Das Argument von Akw-Befürwortern wie dem Guardian-Schreiberling George Monbiot, daß eben diese Naturkatastrophe die Sicherheit der Atomtechnologie bewiesen habe, da neuere Akw-Modelle in Japan nicht havariert seien, greift insofern nicht, als daß es auch bei diesen zu beträchtlichen Störungen und kritischen Situationen kam, die sich im Falle von Mehrfacheinflüssen sehr wohl zu einem GAU hätten entwickeln können. Einst dienten der Atomlobby die westlichen Akws als Begründung, warum ein Vorfall wie 1986 im ukrainischen Akw Tschernobyl hier niemals passieren könne. Nun, nachdem der dreifache GAU in einem westlichen Akw ein Umdenken bewirkt haben müßte, sollen es auf einmal nur noch die neueren Jahrgänge sein, die nicht havarieren können. Das ist unglaubwürdig.

Kan reagiert mit seiner Äußerung in erster Linie auf die wachsende Unzufriedenheit in der Bevölkerung mit seinem Katastrophenmanagement, das primär nicht der Sicherheit der Bevölkerung, sondern der Sicherheit der vorherrschenden Ordnung und damit der geordneten Vorherrschaft des Establishments verpflichtet ist, sowie auf die prinzipielle Ablehnung der Atomtechnologie. Die Einwohner Japans realisieren erst allmählich, daß das Maximum der Strahlenverseuchung noch gar nicht erreicht ist und ganze Landstriche für Jahrzehnte unbewohnbar bleiben könnten. Die Kernschmelze hat sich vermutlich bei drei Reaktoren in den Untergrund "gefressen", die radioaktiven Partikel dringen gegenwärtig in den Boden vor, kontaminieren unaufhaltsam Grundwasser und Meer und werden via Windtransport auch andere Landesteile verstrahlen.

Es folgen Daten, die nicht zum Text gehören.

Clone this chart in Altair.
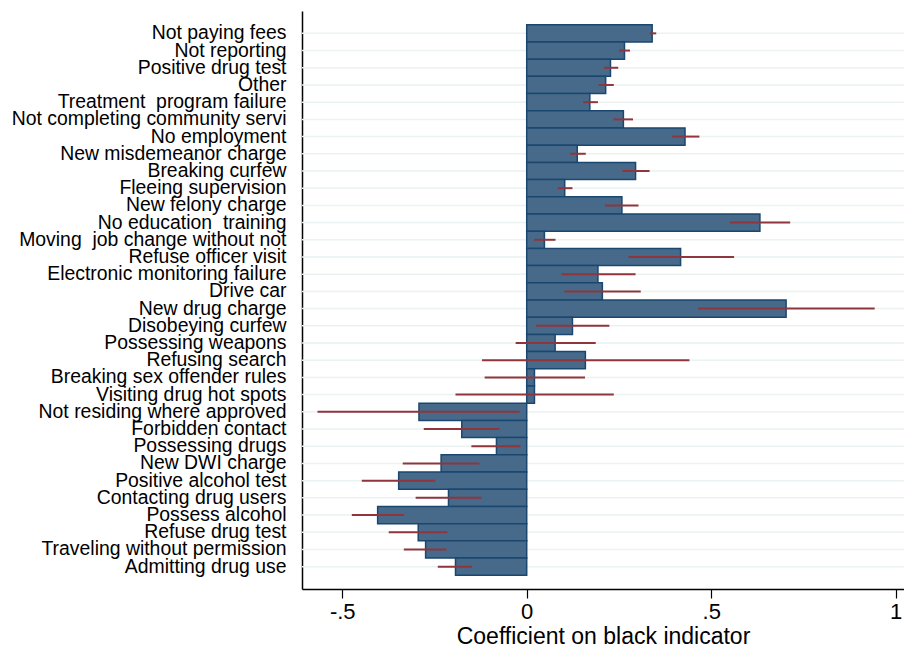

Die Ankündigung Kans des Atomausstiegs zu einem so späten Zeitpunkt nach dem Mehrfach-GAU hat aber noch einen anderen Grund als den, nur dem Wählerwillen zu folgen: Die Ausbreitung der Radioaktivität läßt sich so wenig eindämmen wie die Berichterstattung darüber. Das gefährdet den sogenannten gesellschaftlichen Zusammenhalt - eine Chiffre für den Zwangscharakter jenes Ordnungsrahmen, in dem Menschen fremdbestimmte Arbeit verrichten und einer dicht gewebten administrativen Verfügungsgewalt unterworfen sind. In Kriegs- wie in Friedenszeiten war die Atomenergie schon immer ein Energieträger der vorherrschenden gesellschaftlichen Kräfte.